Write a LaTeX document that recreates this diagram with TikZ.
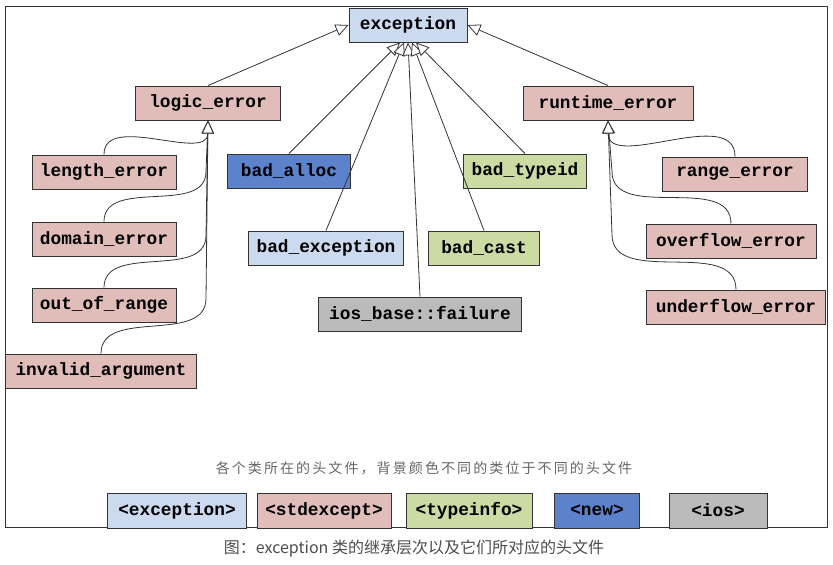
\documentclass[tikz,border=0pt]{standalone}
\usepackage{fontspec}
\usepackage{xcolor}
\usepackage{tikz}
\usetikzlibrary{arrows.meta,positioning,calc}
\setmonofont{Liberation Mono}
\newfontfamily\cjk{Noto Sans CJK SC}
\definecolor{hdrexception}{RGB}{204,218,240}
\definecolor{hdrstdexcept}{RGB}{224,189,185}
\definecolor{hdrtypeinfo}{RGB}{204,218,163}
\definecolor{hdrnew}{RGB}{92,130,204}
\definecolor{hdrios}{RGB}{187,187,187}
\definecolor{edgegray}{RGB}{51,51,51}

\begin{document}
\begin{tikzpicture}[x=1pt, y=1pt,
    cls/.style={draw=edgegray, line width=0.9pt, minimum height=34pt, inner sep=0pt,
      font=\fontsize{17.8}{20}\selectfont\ttfamily\bfseries},
    inh/.style={draw=edgegray, line width=0.8pt,
      -{Triangle[fill=white, length=13pt, width=12pt]}}]
        \useasboundingbox (0,0) rectangle (833,565);

        % Outer frame
        \draw[edgegray, line width=1pt] (5,37) rectangle (827,558);

        % Root of the hierarchy
        \node[cls, fill=hdrexception, minimum width=118pt] (exc) at (408,540) {exception};

        % Second level
        \node[cls, fill=hdrstdexcept, minimum width=145pt] (logic) at (208,462) {logic\_error};
        \node[cls, fill=hdrstdexcept, minimum width=170pt] (runtime) at (608,462) {runtime\_error};

        % Children of logic_error
        \node[cls, fill=hdrstdexcept, minimum width=144pt] (len) at (104,393) {length\_error};
        \node[cls, fill=hdrstdexcept, minimum width=144pt] (dom) at (104,326) {domain\_error};
        \node[cls, fill=hdrstdexcept, minimum width=144pt] (oor) at (104,260) {out\_of\_range};
        \node[cls, fill=hdrstdexcept, minimum width=191pt] (inv) at (101,194) {invalid\_argument};

        % Direct children of exception
        \node[cls, fill=hdrnew, minimum width=123pt] (alloc) at (289,394) {bad\_alloc};
        \node[cls, fill=hdrexception, minimum width=155pt] (bexc) at (326,317) {bad\_exception};
        \node[cls, fill=hdrios, minimum width=203pt] (ios) at (420,251) {ios\_base::failure};
        \node[cls, fill=hdrtypeinfo, minimum width=123pt] (typeid) at (525,394) {bad\_typeid};
        \node[cls, fill=hdrtypeinfo, minimum width=111pt] (cast) at (484,317) {bad\_cast};

        % Children of runtime_error
        \node[cls, fill=hdrstdexcept, minimum width=145pt] (rng) at (735,391) {range\_error};
        \node[cls, fill=hdrstdexcept, minimum width=170pt] (ovf) at (731,324) {overflow\_error};
        \node[cls, fill=hdrstdexcept, minimum width=179pt] (unf) at (736,258) {underflow\_error};

        % Inheritance arrows to exception
        \draw[inh] (logic.north) -- (exc.west);
        \draw[inh] (runtime.north) -- (exc.east);
        \draw[inh] (alloc.north) -- ([xshift=-8pt]exc.south);
        \draw[inh] (bexc.north) -- ([xshift=-4pt]exc.south);
        \draw[inh] (ios.north) -- (exc.south);
        \draw[inh] (cast.north) -- ([xshift=4pt]exc.south);
        \draw[inh] (typeid.north) -- ([xshift=8pt]exc.south);

        % Inheritance arrows to logic_error
        \draw[inh] (len.north) to[out=90, in=-90] (logic.south);
        \foreach \kid/\rise in {dom/50, oor/52, inv/55} {
          \draw[inh] (\kid.north) to[out=90, in=-90]
            ($(logic.south |- \kid.north)+(-2,\rise)$) -- (logic.south);
        }

        % Inheritance arrows to runtime_error
        \draw[inh] (rng.north) to[out=90, in=-90] (runtime.south);
        \foreach \kid/\rise in {ovf/52, unf/55} {
          \draw[inh] (\kid.north) to[out=90, in=-90]
            ($(runtime.south |- \kid.north)+(4,\rise)$) -- (runtime.south);
        }

        % Legend of header files
        \node[text=black!60, font=\cjk\fontsize{14}{16}\selectfont\addfontfeature{LetterSpace=15}]
          (note) at (424,97) {各个类所在的头文件，背景颜色不同的类位于不同的头文件};
        \node[cls, fill=hdrexception, minimum width=139pt, minimum height=35pt] (hexc) at (177,54.5) {<exception>};
        \node[cls, fill=hdrstdexcept, minimum width=134pt, minimum height=35pt] (hstd) at (324,54.5) {<stdexcept>};
        \node[cls, fill=hdrtypeinfo, minimum width=126pt, minimum height=35pt] (htyp) at (469,54.5) {<typeinfo>};
        \node[cls, fill=hdrnew, minimum width=85pt, minimum height=35pt] (hnew) at (597,54.5) {<new>};
        \node[cls, fill=hdrios, minimum width=98pt, minimum height=35pt] (hios) at (718,54.5) {<ios>};

        % Caption
        \node[text=black!70, font=\cjk\fontsize{16}{18}\selectfont]
          (caption) at (414,16) {图：exception 类的继承层次以及它们所对应的头文件};
      \end{tikzpicture}
\end{document}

▶ Task requirements
Reproduce the material above exactly, first line through the line that contains "fill=hdrexception, minimum width=118pt]", minus the pictures.

▶ Finished exercise
Write a LaTeX document that recreates this diagram with TikZ.
\documentclass[tikz,border=0pt]{standalone}
\usepackage{fontspec}
\usepackage{xcolor}
\usepackage{tikz}
\usetikzlibrary{arrows.meta,positioning,calc}
\setmonofont{Liberation Mono}
\newfontfamily\cjk{Noto Sans CJK SC}
\definecolor{hdrexception}{RGB}{204,218,240}
\definecolor{hdrstdexcept}{RGB}{224,189,185}
\definecolor{hdrtypeinfo}{RGB}{204,218,163}
\definecolor{hdrnew}{RGB}{92,130,204}
\definecolor{hdrios}{RGB}{187,187,187}
\definecolor{edgegray}{RGB}{51,51,51}

\begin{document}
\begin{tikzpicture}[x=1pt, y=1pt,
    cls/.style={draw=edgegray, line width=0.9pt, minimum height=34pt, inner sep=0pt,
      font=\fontsize{17.8}{20}\selectfont\ttfamily\bfseries},
    inh/.style={draw=edgegray, line width=0.8pt,
      -{Triangle[fill=white, length=13pt, width=12pt]}}]
        \useasboundingbox (0,0) rectangle (833,565);

        % Outer frame
        \draw[edgegray, line width=1pt] (5,37) rectangle (827,558);

        % Root of the hierarchy
        \node[cls, fill=hdrexception, minimum width=118pt] (exc) at (408,540) {exception};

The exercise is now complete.